**PROBLEM**.
The data below should be printed in full, exactly, and without any of its images.

**PROVIDED MATERIAL**.

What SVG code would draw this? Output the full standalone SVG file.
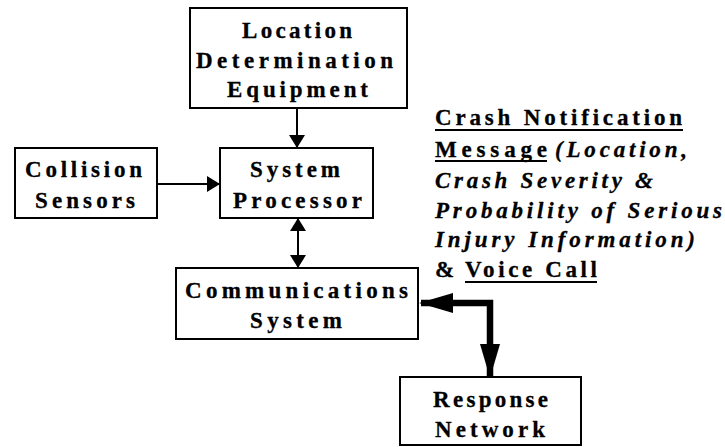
<svg xmlns="http://www.w3.org/2000/svg" width="725" height="447" viewBox="0 0 725 447">
<style>
.box{fill:#fff;stroke:#000;stroke-width:2}
.t{font-family:'Liberation Serif','Times New Roman',serif;font-weight:700;font-size:23px;fill:#000;stroke:#000;stroke-width:0.3}
.i{font-style:italic}
.thin{fill:none;stroke:#000;stroke-width:2}
.thick{fill:none;stroke:#000;stroke-width:6.5}
.ul{stroke:#000;stroke-width:2}
</style>
<defs>
<marker id="ah" markerUnits="userSpaceOnUse" markerWidth="14" markerHeight="16" viewBox="0 0 14 16" refX="12" refY="8" orient="auto-start-reverse">
<path d="M0,0 L13,8 L0,16 Z" fill="#000"/>
</marker>
<marker id="ahb" markerUnits="userSpaceOnUse" markerWidth="34" markerHeight="22" viewBox="0 0 34 22" refX="32" refY="11" orient="auto-start-reverse">
<path d="M0,1 L34,11 L0,21 Z" fill="#000"/>
</marker>
</defs>

<g id="connectors">
<path class="thin" d="M297,108 L297,147" marker-end="url(#ah)"/>
<path class="thin" d="M157,184 L219,184" marker-end="url(#ah)"/>
<path class="thin" d="M298,219 L298,267" marker-start="url(#ah)" marker-end="url(#ah)"/>
<path class="thick" d="M421,303 L490,303 L490,376" marker-start="url(#ahb)" marker-end="url(#ahb)"/>
</g>

<g id="location">
<rect class="box" x="190" y="8" width="217" height="100"/>
<text class="t" x="242" y="38" textLength="110" lengthAdjust="spacing">Location</text>
<text class="t" x="196" y="68" textLength="197" lengthAdjust="spacing">Determination</text>
<text class="t" x="227" y="97" textLength="141" lengthAdjust="spacing">Equipment</text>
</g>

<g id="collision">
<rect class="box" x="15" y="148" width="142" height="70"/>
<text class="t" x="25" y="177" textLength="117" lengthAdjust="spacing">Collision</text>
<text class="t" x="35" y="208" textLength="100" lengthAdjust="spacing">Sensors</text>
</g>

<g id="processor">
<rect class="box" x="220" y="148" width="153" height="70"/>
<text class="t" x="250" y="177" textLength="90" lengthAdjust="spacing">System</text>
<text class="t" x="233" y="208" textLength="129" lengthAdjust="spacing">Processor</text>
</g>

<g id="communications">
<rect class="box" x="176" y="268" width="242" height="71"/>
<text class="t" x="185" y="298" textLength="223" lengthAdjust="spacing">Communications</text>
<text class="t" x="250" y="328" textLength="92" lengthAdjust="spacing">System</text>
</g>

<g id="response">
<rect class="box" x="400" y="377" width="181" height="68"/>
<text class="t" x="433" y="407" textLength="115" lengthAdjust="spacing">Response</text>
<text class="t" x="435" y="437" textLength="110" lengthAdjust="spacing">Network</text>
</g>

<g id="message-label">
<text class="t" x="435" y="125" textLength="247" lengthAdjust="spacing">Crash Notification</text>
<line class="ul" x1="435" y1="130" x2="683" y2="130"/>
<text class="t" x="435" y="157" textLength="112" lengthAdjust="spacing">Message</text>
<line class="ul" x1="435" y1="161" x2="547" y2="161"/>
<text class="t i" x="555" y="157" textLength="132" lengthAdjust="spacing">(Location,</text>
<text class="t i" x="435" y="188" textLength="218" lengthAdjust="spacing">Crash Severity &amp;</text>
<text class="t i" x="435" y="218" textLength="287" lengthAdjust="spacing">Probability of Serious</text>
<text class="t i" x="435" y="247" textLength="260" lengthAdjust="spacing">Injury Information)</text>
<text class="t" x="435" y="277">&amp;</text>
<text class="t" x="465" y="277" textLength="132" lengthAdjust="spacing">Voice Call</text>
<line class="ul" x1="465" y1="282" x2="597" y2="282"/>
</g>
</svg>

**RESPONSE**.
What SVG code would draw this? Output the full standalone SVG file.
<svg xmlns="http://www.w3.org/2000/svg" width="725" height="447" viewBox="0 0 725 447">
<style>
.box{fill:#fff;stroke:#000;stroke-width:2}
.t{font-family:'Liberation Serif','Times New Roman',serif;font-weight:700;font-size:23px;fill:#000;stroke:#000;stroke-width:0.3}
.i{font-style:italic}
.thin{fill:none;stroke:#000;stroke-width:2}
.thick{fill:none;stroke:#000;stroke-width:6.5}
.ul{stroke:#000;stroke-width:2}
</style>
<defs>
<marker id="ah" markerUnits="userSpaceOnUse" markerWidth="14" markerHeight="16" viewBox="0 0 14 16" refX="12" refY="8" orient="auto-start-reverse">
<path d="M0,0 L13,8 L0,16 Z" fill="#000"/>
</marker>
<marker id="ahb" markerUnits="userSpaceOnUse" markerWidth="34" markerHeight="22" viewBox="0 0 34 22" refX="32" refY="11" orient="auto-start-reverse">
<path d="M0,1 L34,11 L0,21 Z" fill="#000"/>
</marker>
</defs>

<g id="connectors">
<path class="thin" d="M297,108 L297,147" marker-end="url(#ah)"/>
<path class="thin" d="M157,184 L219,184" marker-end="url(#ah)"/>
<path class="thin" d="M298,219 L298,267" marker-start="url(#ah)" marker-end="url(#ah)"/>
<path class="thick" d="M421,303 L490,303 L490,376" marker-start="url(#ahb)" marker-end="url(#ahb)"/>
</g>

<g id="location">
<rect class="box" x="190" y="8" width="217" height="100"/>
<text class="t" x="242" y="38" textLength="110" lengthAdjust="spacing">Location</text>
<text class="t" x="196" y="68" textLength="197" lengthAdjust="spacing">Determination</text>
<text class="t" x="227" y="97" textLength="141" lengthAdjust="spacing">Equipment</text>
</g>

<g id="collision">
<rect class="box" x="15" y="148" width="142" height="70"/>
<text class="t" x="25" y="177" textLength="117" lengthAdjust="spacing">Collision</text>
<text class="t" x="35" y="208" textLength="100" lengthAdjust="spacing">Sensors</text>
</g>

<g id="processor">
<rect class="box" x="220" y="148" width="153" height="70"/>
<text class="t" x="250" y="177" textLength="90" lengthAdjust="spacing">System</text>
<text class="t" x="233" y="208" textLength="129" lengthAdjust="spacing">Processor</text>
</g>

<g id="communications">
<rect class="box" x="176" y="268" width="242" height="71"/>
<text class="t" x="185" y="298" textLength="223" lengthAdjust="spacing">Communications</text>
<text class="t" x="250" y="328" textLength="92" lengthAdjust="spacing">System</text>
</g>

<g id="response">
<rect class="box" x="400" y="377" width="181" height="68"/>
<text class="t" x="433" y="407" textLength="115" lengthAdjust="spacing">Response</text>
<text class="t" x="435" y="437" textLength="110" lengthAdjust="spacing">Network</text>
</g>

<g id="message-label">
<text class="t" x="435" y="125" textLength="247" lengthAdjust="spacing">Crash Notification</text>
<line class="ul" x1="435" y1="130" x2="683" y2="130"/>
<text class="t" x="435" y="157" textLength="112" lengthAdjust="spacing">Message</text>
<line class="ul" x1="435" y1="161" x2="547" y2="161"/>
<text class="t i" x="555" y="157" textLength="132" lengthAdjust="spacing">(Location,</text>
<text class="t i" x="435" y="188" textLength="218" lengthAdjust="spacing">Crash Severity &amp;</text>
<text class="t i" x="435" y="218" textLength="287" lengthAdjust="spacing">Probability of Serious</text>
<text class="t i" x="435" y="247" textLength="260" lengthAdjust="spacing">Injury Information)</text>
<text class="t" x="435" y="277">&amp;</text>
<text class="t" x="465" y="277" textLength="132" lengthAdjust="spacing">Voice Call</text>
<line class="ul" x1="465" y1="282" x2="597" y2="282"/>
</g>
</svg>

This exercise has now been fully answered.